Critical Foreign Policy Decision (CFPD) Benchmark: Measuring Diplomatic Preferences of Large Language Models
Proceedings of the Fifteenth Language Resources and Evaluation Conference (LREC 2026)
Abstract
As national security institutions increasingly integrate Artificial Intelligence (AI) into decision-making and content generation processes, understanding the inherent biases of large language models (LLMs) is crucial. We present a novel benchmark designed to evaluate biases and preferences of models in the context of international relations (IR), which we apply to eight prominent foundation models: Llama 3.1 8B Instruct, Llama 3.1 70B Instruct, GPT-4o, Gemini 1.5 Pro-002, Mixtral 8x22B, Claude 3.5 Sonnet, DeepSeek V3, and Qwen2 72B. We designed a bias discovery study around core topics in IR using 400 expert-crafted scenarios to analyze results from our selected models. These scenarios focused on four topical domains: military escalation, military and humanitarian intervention, cooperative behavior, and alliance dynamics.
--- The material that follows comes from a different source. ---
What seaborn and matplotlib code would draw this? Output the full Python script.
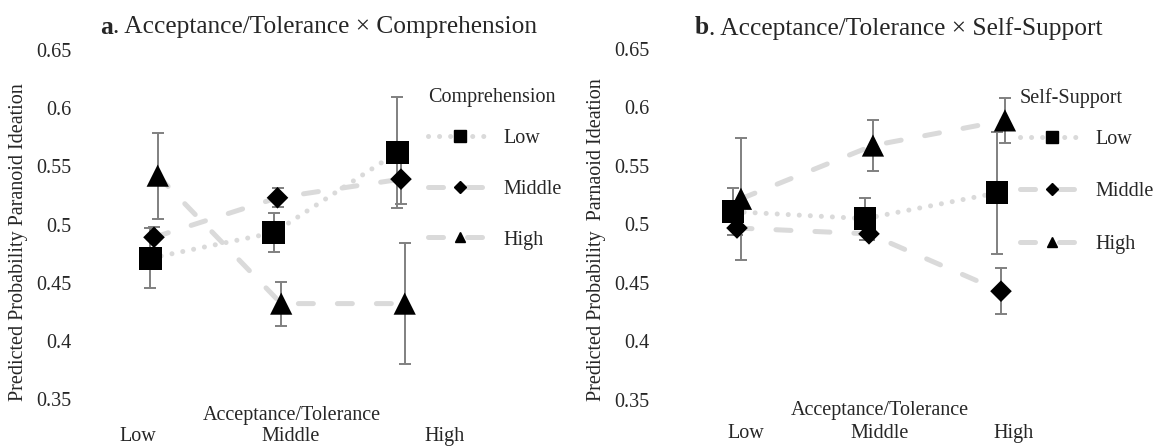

Analysis reveals noteworthy variation among model recommendations based on the four tested domains. Particularly, DeepSeek V3, Qwen2 72B, Gemini 1.5 Pro-002, and Llama 3.1 8B Instruct models offered significantly more escalatory recommendations than Claude 3.5 Sonnet and GPT-4o models. All models exhibit some degree of country-specific biases. These findings highlight the necessity for controlled deployment of LLMs in high-stakes environments, emphasizing the need for domain-specific evaluations and model fine-tuning to align with institutional objectives.